Gators to take different approach to continue their softball success

Florida's Kendyl Lindaman with another home run. (AP Photo/Gary McCullough/File)

 Down through the years, Florida has pretty much followed the same plan to win in softball.

 It starts by putting a dominant, All-American pitcher in the circle, lining up a sure and steady defense behind her and throwing in some timely, clutch hitting. The result has been multiple national championships and SEC titles.

 Well, the plan is about to change.

 The Gators are going to have to take a different approach this season, one where they will have to rely more on their hitting than their pitching. Because for the first time in what seems forever, they don’t have a dominant, every-day pitcher to carry them — a Kelly Barnhill, a Lauren Haeger, a Hannah Rogers or a Stacey Nelson.

 “This is the first time we haven’t had a returning All-American pitcher since 2008,” UF coach Tim Walton said. “You feel that. As a coaching staff, you feel that.

 “That’s really what I said last year. I was more fearful what this year was going to look like than what last year looked like pitching Kelly every game. Kelly could handle that part.”

 Kelly, of course, is Kelly Barnhill, the Gators’ latest in a long line of All-American pitchers. Her four-year run of dominance came to an end with a loss in last summer’s Women’s College World Series in Oklahoma City.

 She’s gone — and there’s no next in line, no star ready to step into the circle and step up for Florida.

 So, new approach.

 Instead of having one dominant pitcher, the Gators are going to be pitching by committee this season, with as many as five sharing the load — senior Katie Chronister, junior Natalie Lugo, sophomore Danni Farley, sophomore Elizabeth Hightower and freshman Rylee Trlicek.

 “I don’t think we have a No. 1 (pitcher),” Walton said. “I’ve been happy with the way they’ve embraced the position, and they all know they’re going to get the ball at some point. It’s hard on them learning how to compete, to actually be called upon as opposed to watching Kelly pitch every game.

 “It’s a good opportunity for all five of them to get some meaningful innings and go out there and compete. We won’t have a short rope on them, we won’t over manage them. We’re going to go with what’s going. You might see five pitchers in every game this season. I have no idea how it’s going to be.”

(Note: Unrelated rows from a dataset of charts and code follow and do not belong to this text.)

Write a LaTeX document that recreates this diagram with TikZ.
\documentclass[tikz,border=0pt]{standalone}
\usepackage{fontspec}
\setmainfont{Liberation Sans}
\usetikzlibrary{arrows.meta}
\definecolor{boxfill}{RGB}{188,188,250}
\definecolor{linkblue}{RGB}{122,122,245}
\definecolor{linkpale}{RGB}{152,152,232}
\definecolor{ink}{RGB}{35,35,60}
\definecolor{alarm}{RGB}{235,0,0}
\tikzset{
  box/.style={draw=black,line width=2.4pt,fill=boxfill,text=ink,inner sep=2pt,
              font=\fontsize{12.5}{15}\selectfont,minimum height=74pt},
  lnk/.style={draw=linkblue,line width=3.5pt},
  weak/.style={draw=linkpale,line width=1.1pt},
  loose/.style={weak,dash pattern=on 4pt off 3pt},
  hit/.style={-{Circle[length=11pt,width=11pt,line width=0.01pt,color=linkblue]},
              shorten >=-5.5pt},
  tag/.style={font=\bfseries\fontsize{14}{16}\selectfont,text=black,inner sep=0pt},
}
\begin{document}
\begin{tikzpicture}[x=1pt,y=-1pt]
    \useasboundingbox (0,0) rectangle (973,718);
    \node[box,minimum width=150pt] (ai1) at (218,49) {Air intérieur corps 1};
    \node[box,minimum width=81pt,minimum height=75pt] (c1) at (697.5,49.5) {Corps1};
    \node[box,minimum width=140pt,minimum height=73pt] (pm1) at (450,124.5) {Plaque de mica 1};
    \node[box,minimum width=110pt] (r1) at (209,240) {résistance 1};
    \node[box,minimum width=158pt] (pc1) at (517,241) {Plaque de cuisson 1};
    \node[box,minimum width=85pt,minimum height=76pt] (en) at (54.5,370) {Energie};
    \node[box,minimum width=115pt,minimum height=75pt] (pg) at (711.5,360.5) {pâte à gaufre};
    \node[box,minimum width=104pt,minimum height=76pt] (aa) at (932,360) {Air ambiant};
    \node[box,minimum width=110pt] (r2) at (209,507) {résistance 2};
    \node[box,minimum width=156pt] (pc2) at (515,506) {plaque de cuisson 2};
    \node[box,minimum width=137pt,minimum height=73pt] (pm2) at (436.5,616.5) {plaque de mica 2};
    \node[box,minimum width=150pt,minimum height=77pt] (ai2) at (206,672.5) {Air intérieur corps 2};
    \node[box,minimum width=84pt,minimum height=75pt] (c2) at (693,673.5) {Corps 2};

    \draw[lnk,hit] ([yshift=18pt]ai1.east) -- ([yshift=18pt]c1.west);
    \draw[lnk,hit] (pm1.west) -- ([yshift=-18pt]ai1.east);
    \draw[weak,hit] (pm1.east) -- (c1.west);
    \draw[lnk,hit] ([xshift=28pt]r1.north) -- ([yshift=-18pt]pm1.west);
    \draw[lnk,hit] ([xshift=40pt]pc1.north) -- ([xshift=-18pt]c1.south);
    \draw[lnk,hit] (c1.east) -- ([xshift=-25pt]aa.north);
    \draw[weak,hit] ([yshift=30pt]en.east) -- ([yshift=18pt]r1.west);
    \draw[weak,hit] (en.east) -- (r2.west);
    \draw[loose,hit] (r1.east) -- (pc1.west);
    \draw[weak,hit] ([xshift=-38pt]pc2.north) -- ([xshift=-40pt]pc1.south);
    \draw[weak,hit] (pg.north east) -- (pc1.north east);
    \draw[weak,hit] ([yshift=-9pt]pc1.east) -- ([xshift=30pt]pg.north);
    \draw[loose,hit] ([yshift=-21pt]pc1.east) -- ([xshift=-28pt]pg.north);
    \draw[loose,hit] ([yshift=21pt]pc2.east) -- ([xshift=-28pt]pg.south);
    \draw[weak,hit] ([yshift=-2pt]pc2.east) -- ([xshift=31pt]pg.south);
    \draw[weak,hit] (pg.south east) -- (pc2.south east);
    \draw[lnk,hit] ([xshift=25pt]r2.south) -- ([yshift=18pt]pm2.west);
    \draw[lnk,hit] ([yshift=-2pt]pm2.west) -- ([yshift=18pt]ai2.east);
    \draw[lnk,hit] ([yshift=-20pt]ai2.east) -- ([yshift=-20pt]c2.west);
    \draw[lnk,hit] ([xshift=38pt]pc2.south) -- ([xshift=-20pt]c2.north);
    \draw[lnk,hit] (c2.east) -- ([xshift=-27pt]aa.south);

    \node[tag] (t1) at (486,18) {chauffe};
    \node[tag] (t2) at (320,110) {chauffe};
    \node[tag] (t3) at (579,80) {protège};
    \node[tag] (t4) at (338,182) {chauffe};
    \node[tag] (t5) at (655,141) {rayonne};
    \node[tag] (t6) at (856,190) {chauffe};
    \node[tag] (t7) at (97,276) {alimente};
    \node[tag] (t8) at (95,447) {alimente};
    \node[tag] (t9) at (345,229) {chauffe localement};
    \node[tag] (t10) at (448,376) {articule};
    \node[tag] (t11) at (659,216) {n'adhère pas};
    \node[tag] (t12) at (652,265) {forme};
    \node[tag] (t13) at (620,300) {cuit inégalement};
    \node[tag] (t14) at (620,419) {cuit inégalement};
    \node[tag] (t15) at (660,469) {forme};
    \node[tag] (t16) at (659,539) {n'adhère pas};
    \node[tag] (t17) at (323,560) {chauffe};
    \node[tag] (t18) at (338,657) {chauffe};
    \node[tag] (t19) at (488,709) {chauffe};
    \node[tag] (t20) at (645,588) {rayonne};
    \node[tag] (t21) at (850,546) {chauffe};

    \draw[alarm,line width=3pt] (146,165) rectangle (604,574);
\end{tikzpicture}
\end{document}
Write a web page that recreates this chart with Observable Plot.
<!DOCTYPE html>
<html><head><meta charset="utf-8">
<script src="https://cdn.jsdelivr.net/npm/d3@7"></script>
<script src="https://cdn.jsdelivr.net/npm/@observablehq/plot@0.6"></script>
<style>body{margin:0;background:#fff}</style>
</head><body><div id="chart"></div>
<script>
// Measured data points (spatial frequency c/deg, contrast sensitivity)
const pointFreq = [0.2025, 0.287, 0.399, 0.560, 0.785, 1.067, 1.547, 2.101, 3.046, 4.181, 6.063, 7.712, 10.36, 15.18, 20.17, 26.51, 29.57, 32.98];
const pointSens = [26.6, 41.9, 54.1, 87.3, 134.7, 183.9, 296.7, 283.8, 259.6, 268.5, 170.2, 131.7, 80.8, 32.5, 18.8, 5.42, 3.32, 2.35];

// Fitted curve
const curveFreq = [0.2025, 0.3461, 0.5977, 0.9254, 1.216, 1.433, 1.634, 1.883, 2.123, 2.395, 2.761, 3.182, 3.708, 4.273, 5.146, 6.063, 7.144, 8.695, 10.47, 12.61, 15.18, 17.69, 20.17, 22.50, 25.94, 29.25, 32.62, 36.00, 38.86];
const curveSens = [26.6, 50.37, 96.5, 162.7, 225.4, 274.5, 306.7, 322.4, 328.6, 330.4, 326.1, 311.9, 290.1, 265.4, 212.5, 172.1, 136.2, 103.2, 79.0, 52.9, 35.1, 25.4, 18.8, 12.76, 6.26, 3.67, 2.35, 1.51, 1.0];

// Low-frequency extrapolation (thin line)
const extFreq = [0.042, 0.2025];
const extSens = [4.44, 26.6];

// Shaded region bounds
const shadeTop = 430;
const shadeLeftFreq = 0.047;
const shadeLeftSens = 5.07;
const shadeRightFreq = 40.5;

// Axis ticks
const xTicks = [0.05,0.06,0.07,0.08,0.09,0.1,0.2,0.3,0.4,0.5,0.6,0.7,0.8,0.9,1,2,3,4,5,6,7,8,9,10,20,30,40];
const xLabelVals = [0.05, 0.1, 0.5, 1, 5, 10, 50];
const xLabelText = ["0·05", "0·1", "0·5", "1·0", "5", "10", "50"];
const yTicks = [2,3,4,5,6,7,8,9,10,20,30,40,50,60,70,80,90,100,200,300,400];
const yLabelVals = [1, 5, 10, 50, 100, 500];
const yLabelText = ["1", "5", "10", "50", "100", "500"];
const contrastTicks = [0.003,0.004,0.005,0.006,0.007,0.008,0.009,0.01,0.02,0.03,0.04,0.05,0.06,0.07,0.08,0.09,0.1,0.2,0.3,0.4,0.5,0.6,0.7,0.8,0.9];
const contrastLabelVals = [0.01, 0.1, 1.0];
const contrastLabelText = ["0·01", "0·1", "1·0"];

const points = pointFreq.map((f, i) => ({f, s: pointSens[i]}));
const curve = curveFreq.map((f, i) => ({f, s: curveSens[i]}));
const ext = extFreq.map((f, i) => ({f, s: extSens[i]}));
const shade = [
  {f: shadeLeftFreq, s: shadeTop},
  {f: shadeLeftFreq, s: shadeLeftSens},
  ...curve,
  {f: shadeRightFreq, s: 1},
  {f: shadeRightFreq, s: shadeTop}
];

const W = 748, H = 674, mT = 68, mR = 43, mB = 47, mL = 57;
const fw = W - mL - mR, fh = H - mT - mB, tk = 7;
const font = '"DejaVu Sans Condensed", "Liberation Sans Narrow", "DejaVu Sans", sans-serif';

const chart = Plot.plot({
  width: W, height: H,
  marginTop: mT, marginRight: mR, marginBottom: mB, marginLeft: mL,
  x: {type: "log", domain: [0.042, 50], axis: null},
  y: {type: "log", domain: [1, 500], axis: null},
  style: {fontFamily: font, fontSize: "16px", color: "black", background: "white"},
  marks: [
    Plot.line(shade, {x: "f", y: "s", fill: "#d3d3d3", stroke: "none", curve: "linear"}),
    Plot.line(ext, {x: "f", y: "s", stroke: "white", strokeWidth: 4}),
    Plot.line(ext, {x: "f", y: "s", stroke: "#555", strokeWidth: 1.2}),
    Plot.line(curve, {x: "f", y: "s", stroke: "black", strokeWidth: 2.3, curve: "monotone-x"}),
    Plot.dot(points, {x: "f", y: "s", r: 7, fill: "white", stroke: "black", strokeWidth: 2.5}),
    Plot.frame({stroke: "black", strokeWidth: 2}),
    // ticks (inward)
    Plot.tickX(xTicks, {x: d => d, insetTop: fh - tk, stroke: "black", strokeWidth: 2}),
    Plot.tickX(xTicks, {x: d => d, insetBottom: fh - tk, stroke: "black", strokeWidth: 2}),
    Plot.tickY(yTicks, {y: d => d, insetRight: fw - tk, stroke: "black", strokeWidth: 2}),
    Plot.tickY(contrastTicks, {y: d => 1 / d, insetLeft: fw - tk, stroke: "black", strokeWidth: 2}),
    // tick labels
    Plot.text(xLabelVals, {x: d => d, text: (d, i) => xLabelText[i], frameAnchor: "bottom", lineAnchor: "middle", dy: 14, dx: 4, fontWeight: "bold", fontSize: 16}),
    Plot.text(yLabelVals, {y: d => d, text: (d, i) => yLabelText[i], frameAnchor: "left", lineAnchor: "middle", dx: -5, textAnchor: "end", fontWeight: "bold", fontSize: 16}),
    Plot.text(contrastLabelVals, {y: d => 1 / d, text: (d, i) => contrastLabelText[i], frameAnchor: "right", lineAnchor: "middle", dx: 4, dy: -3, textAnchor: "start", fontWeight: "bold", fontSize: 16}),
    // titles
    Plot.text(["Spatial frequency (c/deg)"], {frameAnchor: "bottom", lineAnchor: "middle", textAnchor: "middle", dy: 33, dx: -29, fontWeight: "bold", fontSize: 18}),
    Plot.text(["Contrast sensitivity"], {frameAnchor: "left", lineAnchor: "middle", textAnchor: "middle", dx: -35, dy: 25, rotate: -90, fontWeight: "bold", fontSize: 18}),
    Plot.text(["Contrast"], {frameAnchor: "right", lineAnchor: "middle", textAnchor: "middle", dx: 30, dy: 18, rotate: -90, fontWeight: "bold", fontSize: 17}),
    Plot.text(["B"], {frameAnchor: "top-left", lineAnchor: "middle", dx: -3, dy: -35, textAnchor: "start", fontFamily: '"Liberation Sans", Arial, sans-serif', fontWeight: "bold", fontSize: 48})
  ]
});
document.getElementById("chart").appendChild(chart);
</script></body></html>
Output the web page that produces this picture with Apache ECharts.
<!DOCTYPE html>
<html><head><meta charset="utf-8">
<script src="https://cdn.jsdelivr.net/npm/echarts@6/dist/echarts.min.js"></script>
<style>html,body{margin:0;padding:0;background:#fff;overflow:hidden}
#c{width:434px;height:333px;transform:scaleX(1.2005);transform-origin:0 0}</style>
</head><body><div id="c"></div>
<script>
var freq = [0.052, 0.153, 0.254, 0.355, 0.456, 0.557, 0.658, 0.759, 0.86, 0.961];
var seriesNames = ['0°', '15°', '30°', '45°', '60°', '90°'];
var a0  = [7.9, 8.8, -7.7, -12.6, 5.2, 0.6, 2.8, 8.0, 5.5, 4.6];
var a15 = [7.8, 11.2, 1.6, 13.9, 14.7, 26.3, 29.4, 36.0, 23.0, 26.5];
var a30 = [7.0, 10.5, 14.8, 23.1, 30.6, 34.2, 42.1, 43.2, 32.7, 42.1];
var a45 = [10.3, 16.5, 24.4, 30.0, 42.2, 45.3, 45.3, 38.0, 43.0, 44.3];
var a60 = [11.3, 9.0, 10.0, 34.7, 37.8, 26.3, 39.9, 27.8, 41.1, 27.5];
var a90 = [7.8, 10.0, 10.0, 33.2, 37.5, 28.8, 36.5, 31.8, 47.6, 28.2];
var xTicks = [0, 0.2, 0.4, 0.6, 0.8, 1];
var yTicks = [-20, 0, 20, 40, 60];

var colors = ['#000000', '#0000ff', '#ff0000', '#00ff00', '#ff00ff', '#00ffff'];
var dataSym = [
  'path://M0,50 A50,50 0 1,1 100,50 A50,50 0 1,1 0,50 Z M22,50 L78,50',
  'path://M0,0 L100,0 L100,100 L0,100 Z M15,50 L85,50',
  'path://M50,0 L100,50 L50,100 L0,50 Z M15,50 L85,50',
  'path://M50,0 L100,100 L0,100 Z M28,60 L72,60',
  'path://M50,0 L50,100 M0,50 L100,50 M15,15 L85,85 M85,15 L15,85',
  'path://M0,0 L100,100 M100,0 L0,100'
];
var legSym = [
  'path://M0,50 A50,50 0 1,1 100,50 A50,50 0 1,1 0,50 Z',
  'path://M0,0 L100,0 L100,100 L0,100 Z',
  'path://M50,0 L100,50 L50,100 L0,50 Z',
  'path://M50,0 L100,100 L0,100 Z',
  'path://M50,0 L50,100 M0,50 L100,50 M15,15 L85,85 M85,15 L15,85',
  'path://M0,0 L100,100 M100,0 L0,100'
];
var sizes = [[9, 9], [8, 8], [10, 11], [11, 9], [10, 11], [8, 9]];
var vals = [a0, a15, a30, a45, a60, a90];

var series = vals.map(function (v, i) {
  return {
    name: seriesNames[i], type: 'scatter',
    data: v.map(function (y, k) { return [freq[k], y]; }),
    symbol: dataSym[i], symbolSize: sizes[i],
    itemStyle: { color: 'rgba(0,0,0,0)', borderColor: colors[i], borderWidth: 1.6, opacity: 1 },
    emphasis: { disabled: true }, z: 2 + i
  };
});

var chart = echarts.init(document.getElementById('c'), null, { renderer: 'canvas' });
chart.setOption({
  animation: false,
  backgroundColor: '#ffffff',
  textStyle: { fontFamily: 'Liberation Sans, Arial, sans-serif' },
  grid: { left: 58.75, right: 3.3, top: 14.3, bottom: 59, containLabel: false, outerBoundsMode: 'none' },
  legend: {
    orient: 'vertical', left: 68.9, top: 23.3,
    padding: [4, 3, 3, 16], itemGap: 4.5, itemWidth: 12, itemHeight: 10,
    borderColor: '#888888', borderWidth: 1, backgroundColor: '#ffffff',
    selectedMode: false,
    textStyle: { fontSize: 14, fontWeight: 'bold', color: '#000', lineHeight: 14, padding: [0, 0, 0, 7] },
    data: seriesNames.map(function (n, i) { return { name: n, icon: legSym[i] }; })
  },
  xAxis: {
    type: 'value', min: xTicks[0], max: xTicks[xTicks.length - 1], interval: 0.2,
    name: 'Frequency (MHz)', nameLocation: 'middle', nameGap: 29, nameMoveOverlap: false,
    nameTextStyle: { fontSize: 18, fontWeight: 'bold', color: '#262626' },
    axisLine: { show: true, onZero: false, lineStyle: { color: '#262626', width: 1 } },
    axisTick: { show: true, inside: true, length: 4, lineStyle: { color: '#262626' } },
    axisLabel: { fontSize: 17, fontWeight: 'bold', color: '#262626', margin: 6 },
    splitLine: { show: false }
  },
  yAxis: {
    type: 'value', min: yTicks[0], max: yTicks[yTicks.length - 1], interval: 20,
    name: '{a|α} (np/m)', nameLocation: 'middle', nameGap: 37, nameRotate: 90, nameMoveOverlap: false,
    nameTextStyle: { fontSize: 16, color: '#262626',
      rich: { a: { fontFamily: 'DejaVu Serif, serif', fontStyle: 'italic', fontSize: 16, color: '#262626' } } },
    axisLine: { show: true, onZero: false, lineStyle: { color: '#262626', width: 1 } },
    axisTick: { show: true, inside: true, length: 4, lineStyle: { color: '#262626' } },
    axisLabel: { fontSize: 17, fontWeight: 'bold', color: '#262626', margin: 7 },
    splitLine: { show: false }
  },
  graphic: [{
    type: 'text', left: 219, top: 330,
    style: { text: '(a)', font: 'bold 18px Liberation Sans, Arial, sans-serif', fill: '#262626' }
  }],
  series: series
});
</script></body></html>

 The Gators are facing rare uncertainty with their pitching. But if any team can overcome it, this might be the one. Defense is expected to be sound again. And the hitting lineup, led by catcher Kendyl Lindaman, infielder Hannah Adams and third baseman Charla Echols, should be UF’s most potent in years, according to Walton.

 “We’re going to be a little bit more of a scary offense where we can change the game with one swing, or drive someone in from first base with a double in the gap,” Walton said. “It’s a better lineup (than we’ve had).

 “I’d rather have a No. 1 pitcher and the No.1-ranked defense in the country. It’s not the most exciting team, because there are a lot of 1-0, 2-1 games. It’s not the most exciting to the casual fan.

 “I think we have a chance to be a little more exciting. I don’t know that we’re going to win more games. This team has a chance to be a little more exciting, a little better, a little more fun to watch.”

 This is a new season. And this is clearly a different Florida softball team, one that will have to find other ways to win games other than with dominant pitching and defense.

 “We have a lot of different components that we didn’t have last year,” Lindaman said. “It will be a different type of game. That doesn’t mean we’re out of the game. A few more runs might be scored by the other team, but we have the ability to score a lot of runs.

 “We have a lot more hitters that have the ability to produce more runs and everything else. I’m excited for this year. I can’t wait to see what happens out there.”

 One of the most promising new components is the addition of Echols, the talented Michigan State transfer who hit .359 with 15 doubles and seven home runs as a true freshman for the Spartans.

 She can be a game changer, Walton said.

 “She has the red in her eyes that wants to kill you in the game that Amanda Lorenz had,” Walton said. “She wants to kill you. That’s her mentality when she’s in the batter’s box. The best way to describe her is professional hitter.

 “She’s got it. She’s got the eyes. She wants to be up there when the game is on the line. Her swing is compact, simple and easy. She’s definitely brought the presence and confidence that Kendyl brought into our program (last season).”

 Lindaman transferred in from Minnesota and had an immediate impact last season as a junior, hitting .330 with 15 home runs and 54 RBI. Echols could have a similar impact, and seems a perfect fit for a team that might have to outscore opponents this season.

 “It’s different than how we’ve won in the past couple of years,” Walton said. “I would say this looks a lot like the 2011 season, where we had a returning All-American (pitcher), but she got hurt and we had to use a freshman a lot.

 “We had to outscore people. I think we set the SEC record for home runs with 124. We’re just practicing at what we’re good at right now, trying to get better and better and better.”

No. 9 Florida is set to begin its campaign at the USF-Rawlings Invitational in Tampa against Illinois State at 6:45 p.m. Friday.